### Written problem
Take the material below and retype it in full; pictures are left out.
--------------------
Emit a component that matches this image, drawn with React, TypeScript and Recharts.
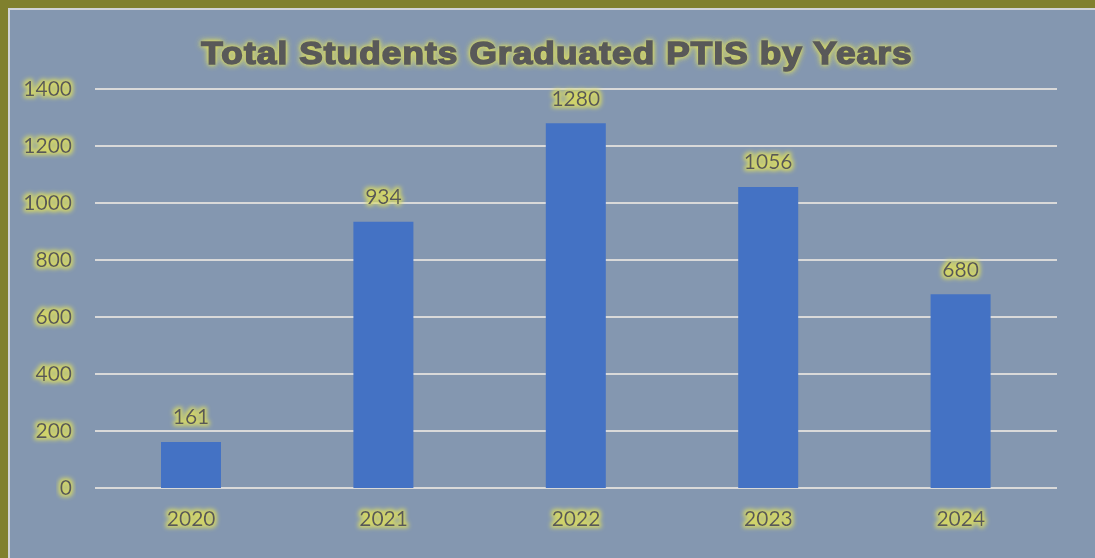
import React from "react";
import { BarChart, Bar, XAxis, YAxis, CartesianGrid, LabelList } from "recharts";

const years = ["2020", "2021", "2022", "2023", "2024"];
const graduates = [161, 934, 1280, 1056, 680];
const yTicks = [0, 200, 400, 600, 800, 1000, 1200, 1400];
const titleText = "Total Students Graduated PTIS by Years";

const data = years.map((y, i) => ({ year: y, value: graduates[i] }));

const FONT = "Lato, 'Open Sans', sans-serif";
const TEXT = "#595959";

const YTick = (props: any) => {
  const { x, y, payload } = props;
  return (
    <text x={x - 15} y={y} dy="0.35em" textAnchor="end" fill={TEXT} fontFamily={FONT} fontSize={21} filter="url(#glow)">
      {payload.value}
    </text>
  );
};

const XTick = (props: any) => {
  const { x, y, payload } = props;
  return (
    <text x={x} y={y + 23} dy="0.35em" textAnchor="middle" fill={TEXT} fontFamily={FONT} fontSize={21} filter="url(#glow)">
      {payload.value}
    </text>
  );
};

const ValueLabel = (props: any) => {
  const { x, y, width, value } = props;
  return (
    <text x={x + width / 2} y={y - 25} dy="0.35em" textAnchor="middle" fill={TEXT} fontFamily={FONT} fontSize={21} filter="url(#glow)">
      {value}
    </text>
  );
};

export default function App() {
  return (
    <div style={{ position: "absolute", left: 0, top: 0, width: 1095, height: 558, overflow: "hidden", background: "#80802e" }}>
      <svg width={0} height={0} style={{ position: "absolute" }}>
        <defs>
          <filter id="glow" x="-30%" y="-50%" width="160%" height="200%">
            <feMorphology in="SourceAlpha" operator="dilate" radius="2" result="d" />
            <feGaussianBlur in="d" stdDeviation="2.2" result="b" />
            <feFlood floodColor="#d6d865" floodOpacity="0.95" />
            <feComposite in2="b" operator="in" result="g" />
            <feMerge>
              <feMergeNode in="g" />
              <feMergeNode in="SourceGraphic" />
            </feMerge>
          </filter>
        </defs>
      </svg>
      <div style={{ position: "absolute", left: 8, top: 8, width: 1100, height: 560, border: "2px solid #d0d3d8", background: "#8497b0" }} />
      <div
        style={{
          position: "absolute",
          left: 10,
          top: 33,
          width: 1094,
          textAlign: "center",
          fontFamily: "'Liberation Sans', Arial, sans-serif",
          fontWeight: 700,
          fontSize: 32,
          lineHeight: "40px",
          letterSpacing: "1px",
          color: TEXT,
          WebkitTextStroke: "1.6px #595959",
          transform: "scaleX(1.1)",
          textShadow: "0 0 3px #d6d865, 0 0 5px #d6d865, 0 0 7px #d6d865, 0 0 7px #d6d865",
        }}
      >
        {titleText}
      </div>
      <div style={{ position: "absolute", left: 10, top: 10 }}>
        <BarChart width={1100} height={560} data={data} margin={{ top: 79, right: 53, left: 0, bottom: 0 }}>
          <CartesianGrid vertical={false} stroke="#d9d9d9" strokeWidth={2} />
          <XAxis dataKey="year" axisLine={false} tickLine={false} height={82} tick={<XTick />} interval={0} />
          <YAxis
            width={85}
            domain={[0, 1400]}
            ticks={yTicks}
            axisLine={false}
            tickLine={false}
            tick={<YTick />}
            interval={0}
          />
          <Bar dataKey="value" fill="#4472c4" barSize={60} isAnimationActive={false}>
            <LabelList dataKey="value" content={<ValueLabel />} />
          </Bar>
        </BarChart>
      </div>
    </div>
  );
}
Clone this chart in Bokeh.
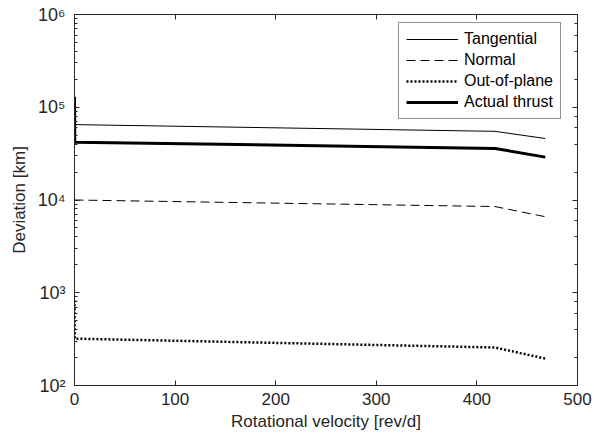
from bokeh.plotting import figure
from bokeh.models import LinearAxis, LogAxis, Legend, LegendItem, CustomJSTickFormatter, FixedTicker, Range1d
from bokeh.embed import file_html
from bokeh.resources import INLINE

# Data
rot_vel = [0.0, 0.3, 418.0, 468.0]
tangential = [65000, 65000, 55000, 46000]
normal = [10000, 10000, 8500, 6600]
out_of_plane = [830, 320, 257, 195]
actual_thrust = [130000, 42000, 36000, 29000]

x_ticks = [0, 100, 200, 300, 400, 500]

FONT = "Liberation Sans"

p = figure(width=594, height=443, y_axis_type="log",
           x_range=Range1d(0, 500), y_range=Range1d(1e2, 1e6),
           output_backend="svg", toolbar_location=None,
           min_border_left=74, min_border_right=17, min_border_top=14, min_border_bottom=58)
p.background_fill_color = "white"
p.border_fill_color = "white"
p.outline_line_color = "black"
p.outline_line_width = 1
p.grid.visible = False

fmt = CustomJSTickFormatter(code="""
const sup = {'0':'\u2070','1':'\u00b9','2':'\u00b2','3':'\u00b3','4':'\u2074','5':'\u2075','6':'\u2076','7':'\u2077','8':'\u2078','9':'\u2079'};
const e = String(Math.round(Math.log10(tick)));
return '10' + e.split('').map(c => sup[c]).join('');
""")
blank = CustomJSTickFormatter(code="return ' ';")

for ax in p.xaxis:
    ax.ticker = FixedTicker(ticks=x_ticks)
for ax in p.yaxis:
    ax.ticker.desired_num_ticks = 5
    ax.formatter = fmt

def style(ax):
    ax.major_tick_in = 5
    ax.major_tick_out = 0
    ax.minor_tick_in = 3
    ax.minor_tick_out = 0
    ax.axis_line_color = "#262626"
    ax.major_tick_line_color = "#262626"
    ax.minor_tick_line_color = "#262626"
    ax.major_label_text_font = FONT
    ax.major_label_text_font_size = "17px"
    ax.major_label_text_color = "#262626"
    ax.axis_label_text_font = FONT
    ax.axis_label_text_font_size = "17px"
    ax.axis_label_text_font_style = "normal"
    ax.axis_label_text_color = "#262626"

for ax in p.xaxis + p.yaxis:
    style(ax)
p.xaxis.axis_label = "Rotational velocity [rev/d]"
p.yaxis.axis_label = "Deviation [km]"
p.yaxis.major_label_text_font_size = "18px"
p.xaxis.minor_tick_in = 0
p.xaxis.major_label_standoff = 7
p.xaxis.axis_label_standoff = 4
p.yaxis.major_label_standoff = 9
p.yaxis.axis_label_standoff = 6

top = LinearAxis(ticker=FixedTicker(ticks=x_ticks), formatter=blank)
style(top)
top.minor_tick_in = 0
top.major_label_standoff = 0
top.major_label_text_font_size = "1px"
p.add_layout(top, "above")
right = LogAxis(formatter=blank)
style(right)
right.major_label_standoff = 0
right.major_label_text_font_size = "1px"
p.add_layout(right, "right")

r1 = p.line(rot_vel, tangential, line_color="black", line_width=1)
r2 = p.line(rot_vel, normal, line_color="black", line_width=1, line_dash="9 5")
r3 = p.line(rot_vel, out_of_plane, line_color="black", line_width=2.5, line_dash="2 2")
r4 = p.line(rot_vel, actual_thrust, line_color="black", line_width=3)

legend = Legend(items=[
    LegendItem(label="Tangential", renderers=[r1]),
    LegendItem(label="Normal", renderers=[r2]),
    LegendItem(label="Out-of-plane", renderers=[r3]),
    LegendItem(label="Actual thrust", renderers=[r4]),
], location=(324, 266))
legend.label_text_font = FONT
legend.label_text_font_size = "16px"
legend.label_text_color = "black"
legend.border_line_color = "#262626"
legend.border_line_width = 1
legend.glyph_width = 52
legend.glyph_height = 18
legend.label_standoff = 6
legend.label_height = 18
legend.padding = 7
legend.spacing = 3
legend.margin = 0
legend.background_fill_alpha = 1
p.add_layout(legend)

open("out.html", "w").write(file_html(p, INLINE))
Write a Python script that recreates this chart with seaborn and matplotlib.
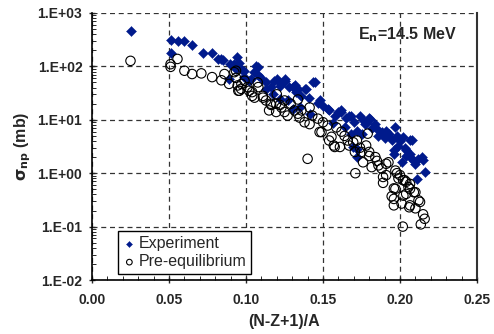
--------------------
### Exercise response
Emit a component that matches this image, drawn with React, TypeScript and Recharts.
import React from "react";
import { BarChart, Bar, XAxis, YAxis, CartesianGrid, LabelList } from "recharts";

const years = ["2020", "2021", "2022", "2023", "2024"];
const graduates = [161, 934, 1280, 1056, 680];
const yTicks = [0, 200, 400, 600, 800, 1000, 1200, 1400];
const titleText = "Total Students Graduated PTIS by Years";

const data = years.map((y, i) => ({ year: y, value: graduates[i] }));

const FONT = "Lato, 'Open Sans', sans-serif";
const TEXT = "#595959";

const YTick = (props: any) => {
  const { x, y, payload } = props;
  return (
    <text x={x - 15} y={y} dy="0.35em" textAnchor="end" fill={TEXT} fontFamily={FONT} fontSize={21} filter="url(#glow)">
      {payload.value}
    </text>
  );
};

const XTick = (props: any) => {
  const { x, y, payload } = props;
  return (
    <text x={x} y={y + 23} dy="0.35em" textAnchor="middle" fill={TEXT} fontFamily={FONT} fontSize={21} filter="url(#glow)">
      {payload.value}
    </text>
  );
};

const ValueLabel = (props: any) => {
  const { x, y, width, value } = props;
  return (
    <text x={x + width / 2} y={y - 25} dy="0.35em" textAnchor="middle" fill={TEXT} fontFamily={FONT} fontSize={21} filter="url(#glow)">
      {value}
    </text>
  );
};

export default function App() {
  return (
    <div style={{ position: "absolute", left: 0, top: 0, width: 1095, height: 558, overflow: "hidden", background: "#80802e" }}>
      <svg width={0} height={0} style={{ position: "absolute" }}>
        <defs>
          <filter id="glow" x="-30%" y="-50%" width="160%" height="200%">
            <feMorphology in="SourceAlpha" operator="dilate" radius="2" result="d" />
            <feGaussianBlur in="d" stdDeviation="2.2" result="b" />
            <feFlood floodColor="#d6d865" floodOpacity="0.95" />
            <feComposite in2="b" operator="in" result="g" />
            <feMerge>
              <feMergeNode in="g" />
              <feMergeNode in="SourceGraphic" />
            </feMerge>
          </filter>
        </defs>
      </svg>
      <div style={{ position: "absolute", left: 8, top: 8, width: 1100, height: 560, border: "2px solid #d0d3d8", background: "#8497b0" }} />
      <div
        style={{
          position: "absolute",
          left: 10,
          top: 33,
          width: 1094,
          textAlign: "center",
          fontFamily: "'Liberation Sans', Arial, sans-serif",
          fontWeight: 700,
          fontSize: 32,
          lineHeight: "40px",
          letterSpacing: "1px",
          color: TEXT,
          WebkitTextStroke: "1.6px #595959",
          transform: "scaleX(1.1)",
          textShadow: "0 0 3px #d6d865, 0 0 5px #d6d865, 0 0 7px #d6d865, 0 0 7px #d6d865",
        }}
      >
        {titleText}
      </div>
      <div style={{ position: "absolute", left: 10, top: 10 }}>
        <BarChart width={1100} height={560} data={data} margin={{ top: 79, right: 53, left: 0, bottom: 0 }}>
          <CartesianGrid vertical={false} stroke="#d9d9d9" strokeWidth={2} />
          <XAxis dataKey="year" axisLine={false} tickLine={false} height={82} tick={<XTick />} interval={0} />
          <YAxis
            width={85}
            domain={[0, 1400]}
            ticks={yTicks}
            axisLine={false}
            tickLine={false}
            tick={<YTick />}
            interval={0}
          />
          <Bar dataKey="value" fill="#4472c4" barSize={60} isAnimationActive={false}>
            <LabelList dataKey="value" content={<ValueLabel />} />
          </Bar>
        </BarChart>
      </div>
    </div>
  );
}
Clone this chart in Bokeh.
from bokeh.plotting import figure
from bokeh.models import LinearAxis, LogAxis, Legend, LegendItem, CustomJSTickFormatter, FixedTicker, Range1d
from bokeh.embed import file_html
from bokeh.resources import INLINE

# Data
rot_vel = [0.0, 0.3, 418.0, 468.0]
tangential = [65000, 65000, 55000, 46000]
normal = [10000, 10000, 8500, 6600]
out_of_plane = [830, 320, 257, 195]
actual_thrust = [130000, 42000, 36000, 29000]

x_ticks = [0, 100, 200, 300, 400, 500]

FONT = "Liberation Sans"

p = figure(width=594, height=443, y_axis_type="log",
           x_range=Range1d(0, 500), y_range=Range1d(1e2, 1e6),
           output_backend="svg", toolbar_location=None,
           min_border_left=74, min_border_right=17, min_border_top=14, min_border_bottom=58)
p.background_fill_color = "white"
p.border_fill_color = "white"
p.outline_line_color = "black"
p.outline_line_width = 1
p.grid.visible = False

fmt = CustomJSTickFormatter(code="""
const sup = {'0':'\u2070','1':'\u00b9','2':'\u00b2','3':'\u00b3','4':'\u2074','5':'\u2075','6':'\u2076','7':'\u2077','8':'\u2078','9':'\u2079'};
const e = String(Math.round(Math.log10(tick)));
return '10' + e.split('').map(c => sup[c]).join('');
""")
blank = CustomJSTickFormatter(code="return ' ';")

for ax in p.xaxis:
    ax.ticker = FixedTicker(ticks=x_ticks)
for ax in p.yaxis:
    ax.ticker.desired_num_ticks = 5
    ax.formatter = fmt

def style(ax):
    ax.major_tick_in = 5
    ax.major_tick_out = 0
    ax.minor_tick_in = 3
    ax.minor_tick_out = 0
    ax.axis_line_color = "#262626"
    ax.major_tick_line_color = "#262626"
    ax.minor_tick_line_color = "#262626"
    ax.major_label_text_font = FONT
    ax.major_label_text_font_size = "17px"
    ax.major_label_text_color = "#262626"
    ax.axis_label_text_font = FONT
    ax.axis_label_text_font_size = "17px"
    ax.axis_label_text_font_style = "normal"
    ax.axis_label_text_color = "#262626"

for ax in p.xaxis + p.yaxis:
    style(ax)
p.xaxis.axis_label = "Rotational velocity [rev/d]"
p.yaxis.axis_label = "Deviation [km]"
p.yaxis.major_label_text_font_size = "18px"
p.xaxis.minor_tick_in = 0
p.xaxis.major_label_standoff = 7
p.xaxis.axis_label_standoff = 4
p.yaxis.major_label_standoff = 9
p.yaxis.axis_label_standoff = 6

top = LinearAxis(ticker=FixedTicker(ticks=x_ticks), formatter=blank)
style(top)
top.minor_tick_in = 0
top.major_label_standoff = 0
top.major_label_text_font_size = "1px"
p.add_layout(top, "above")
right = LogAxis(formatter=blank)
style(right)
right.major_label_standoff = 0
right.major_label_text_font_size = "1px"
p.add_layout(right, "right")

r1 = p.line(rot_vel, tangential, line_color="black", line_width=1)
r2 = p.line(rot_vel, normal, line_color="black", line_width=1, line_dash="9 5")
r3 = p.line(rot_vel, out_of_plane, line_color="black", line_width=2.5, line_dash="2 2")
r4 = p.line(rot_vel, actual_thrust, line_color="black", line_width=3)

legend = Legend(items=[
    LegendItem(label="Tangential", renderers=[r1]),
    LegendItem(label="Normal", renderers=[r2]),
    LegendItem(label="Out-of-plane", renderers=[r3]),
    LegendItem(label="Actual thrust", renderers=[r4]),
], location=(324, 266))
legend.label_text_font = FONT
legend.label_text_font_size = "16px"
legend.label_text_color = "black"
legend.border_line_color = "#262626"
legend.border_line_width = 1
legend.glyph_width = 52
legend.glyph_height = 18
legend.label_standoff = 6
legend.label_height = 18
legend.padding = 7
legend.spacing = 3
legend.margin = 0
legend.background_fill_alpha = 1
p.add_layout(legend)

open("out.html", "w").write(file_html(p, INLINE))
Write a Python script that recreates this chart with seaborn and matplotlib.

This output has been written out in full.